[Date Prev][Date Next][Thread Prev][Thread Next][Date Index][Thread Index]

Re: 30 tha'ng 4 na(m ?



Hi anh Ai'vie^.t,

----------
> From: Aiviet Nguyen <aiviet@cat.syr.edu>
> To: Multiple recipients of list <vnsa-l@csd.uwm.edu>
> Subject: Re: 30 tha'ng 4 na(m ?
> Date: Thursday, 01 May, 1997 2:03 PM
> 
> Hi Anh Toan,
> 
>     Your ideas are too simplistic. The life would be too good, if
problems
> could be solved in the cleanest way. However, there are dirty works to be

> done where no intelligence involved.

OK, your point is well taken, and it's good to look at things critically. I
think we CAN do the dirty works. We are not bringing <<simplistic>> ideas
to <<solve>>problems of Viet Nam, the nation. We are hoping to start doing
SOME of the dirty works that are needed, looked for, asked for, but yet
available.

Today I worked with a group of people from all over this county where I
live, and we met at a place where Hewlett Packard donated ~ 15 Pentium Pro
200 PC's, Apple donated ~10 Power PC's, and a shopping mall donated the
space, the library and the volunteers <donated> people and time. The people
from all over this county and state have benefited greatly with this small
little room with learning software and ISDN Internet connection. 

There have been enormous amount of knowledge going in and out and
benefiting the education and growth of this community because the kind of
dirty work like this happen. 

Wiring the schools is part of the dirty works that have been going on
across this country, and many people I know have participated in at their
children's  schools.


>     The development of the Defense Industry is an universal way to solve
> the unemployment and to introduce the working discipline. No wonder that
> all economically successful countries start with the Defense Industry
> first ( including China).

So, everything has to be thought of in <defence industry style> of grand
scale?! Take a look again at the wealth of knowledge on the World Wide Web
today that is NOT related to the defence industry, that are from citizen
groups, from Non profit, non governmental organisations, from primary and
secondary schools, teachers, researchers that are not related to the
defence industry. 

>     Sometimes, if the big guy comes and picks up your girl friend there 
> is no way to escape from kicking him bravely. You can't negotiate if your

> enemy thinks that he can beat you too easily.
> 
>    Talking about Internet in this context is like the sacrification of 
> Nghia Hoa Ddoan and Burmese budhists against the western guns.
> 
> Cheers
> Aiviet

World War II was also won by the minds of a very few who worked together to
decipher the Japanese and German secret codes--the code breakers. It was
the power of being able to get DONE the dirty works day in and day out,
with enormous persistence and collaborated intelligence and knowledge. 
Yeah, that was defence related, but it was related as well to the smooth
workings of a COMMUNITY of knowledge.This is what I meant.

There are ways to arrive at one's end, and not always by brute fore.

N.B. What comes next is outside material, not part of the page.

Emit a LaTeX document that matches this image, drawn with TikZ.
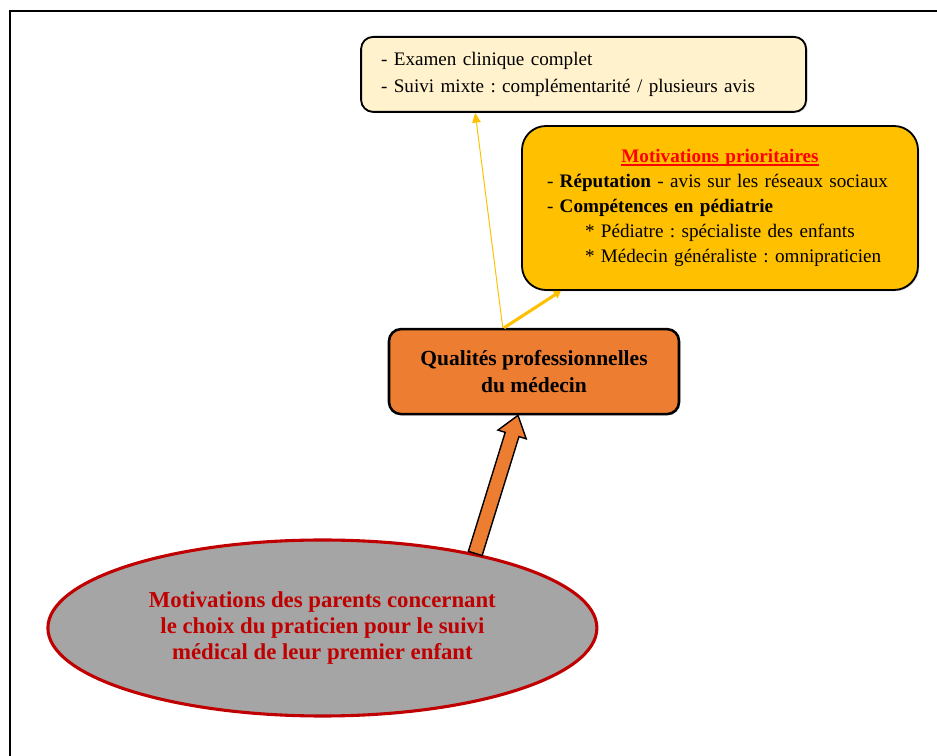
\documentclass[tikz,border=0pt]{standalone}
\usepackage{fontspec}
\setmainfont{Liberation Serif}
\frenchspacing
\usetikzlibrary{shapes.geometric,arrows.meta,calc,shadows}
\definecolor{creme}{HTML}{FFF2CC}
\definecolor{jaune}{HTML}{FFC000}
\definecolor{orangebox}{HTML}{ED7D31}
\definecolor{grisell}{HTML}{A5A5A5}
\definecolor{rougef}{HTML}{C00000}
\newcommand{\souligne}[1]{\begingroup\setbox0=\hbox{#1}\rlap{\rule[-2.6pt]{\wd0}{1.4pt}}\box0\endgroup}
\tikzset{
    every node/.style={inner sep=0mm, font=\fontsize{13.6}{18.9}\selectfont},
    boite/.style={rectangle, draw, line width=1.3pt,
        drop shadow={shadow xshift=.9pt, shadow yshift=-.9pt, opacity=.3}}
}
\tikzset{fleche/.style={draw=jaune, -{Triangle[length=7pt, width=6pt]}}}

\begin{document}
\begin{tikzpicture}
    \useasboundingbox (0cm, 0cm) rectangle (23.425cm, 18.9cm);
    \draw[line width=1pt] (0.25cm, -0.5cm) -- (0.25cm, 18.625cm) -- (24cm, 18.625cm);

    \node (exam) [boite, fill=creme, rounded corners=0.3cm, minimum width=11.125cm, minimum height=1.875cm,
        text width=10.125cm, align=left] at (14.59cm, 17.04cm)
        {- Examen clinique complet\\- Suivi mixte : complémentarité / plusieurs avis};

    \node (motiv) [boite, fill=jaune, rounded corners=0.6cm, minimum width=9.9cm, minimum height=4.1cm,
        text width=8.65cm, align=left, font=\fontsize{13.6}{17.7}\selectfont] at (18.0cm, 13.7cm)
        {\makebox[8.65cm][c]{\textcolor{red}{\souligne{\textbf{Motivations prioritaires}}}}\\
        - \textbf{Réputation} - avis sur les réseaux sociaux\\
        - \textbf{Compétences en pédiatrie}\\
        \hspace*{0.95cm}* Pédiatre : spécialiste des enfants\\
        \hspace*{0.95cm}* Médecin généraliste : omnipraticien};

    \node (qual) [boite, fill=orangebox, rounded corners=0.3cm, line width=1.8pt, minimum width=7.25cm,
        minimum height=2.125cm, align=center, font=\fontsize{15.3}{19.8}\selectfont\bfseries] at (13.35cm, 9.61cm)
        {Qualités professionnelles\\du médecin};

    \node (ell) [ellipse, draw=rougef, fill=grisell, line width=2.2pt, minimum width=13.725cm, minimum height=4.4cm,
        align=center, text=rougef, font=\fontsize{16.2}{18.6}\selectfont\bfseries] at (8.06cm, 3.2cm)
        {Motivations des parents concernant\\le choix du praticien pour le suivi\\médical de leur premier enfant};

    \coordinate (a) at (ell.26);
    \coordinate (b) at ([xshift=-0.4cm]qual.south);
    \coordinate (h) at ($(b)!0.5cm!(a)$);
    \filldraw[fill=orangebox, draw=black, line width=1pt, line join=miter]
        ($(a)!0.18cm!90:(b)$) -- ($(h)!0.18cm!-90:(a)$) -- ($(h)!0.37cm!-90:(a)$) -- (b)
        -- ($(h)!0.37cm!90:(a)$) -- ($(h)!0.18cm!90:(a)$) -- ($(a)!0.18cm!-90:(b)$) -- cycle;

    \draw[fleche, line width=0.7pt] ([xshift=-0.78cm]qual.north) -- ([xshift=-2.71cm]exam.south);
    \draw[fleche, line width=2.2pt, -{Triangle[length=5pt, width=6pt]}] ([xshift=-0.75cm]qual.north) -- ([xshift=-3.975cm]motiv.south);
\end{tikzpicture}
\end{document}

Why
does your big guy example come in here? We are not trying to fight, we are
building. I guess you might want to say that the <big guy > take away what
we build...Ummmm. Nobody can take away knowledge!

Talking about Buddhist against Western guns, I thought Gandhi and Martin
Luther King are still read and learnt ?

I thought To^n Tu+? taught that there are times you don't fight, but draw a
line in the sand?!!!

Even in fighting, there are ways that a guy three times your own size can
still be subdued by you. It is not hard, but it takes practise. You can
break his bones just as you break chicken bones. And, amazingly, it starts
with a knowledge that your attacker is as human and as vulnerable as you at
his joints, his body parts, his bones, his throat, his fingers, his groins,
his back, his spinal cord...just as anyone.

You too hurriedly state that <<ALL>>successful economies start with a
defence industry. Please look around some more! 
 
The Internet is not THE INTERNET we need to <talk> in certain way for we
might be losing our breath. We are using it as a means; there are other
means. You and I and many other among us use this means everyday. The
knowledge and capital we generate as part of our use is not calculated, but
it is wealth!

This wealth, adding into some kind of a structure, our youngsters in Viet
Nam CAN benefit from, and the wider, the easier we can help make it
available, the better it is to serve the growth of our people's knowledge
capital. WE NEED CAPITAL--Human capital. That's the dirty work we are more
than capable of doing.

Let us see some of it get done and ready to be used!

Good criticism, even though I don't agree with it.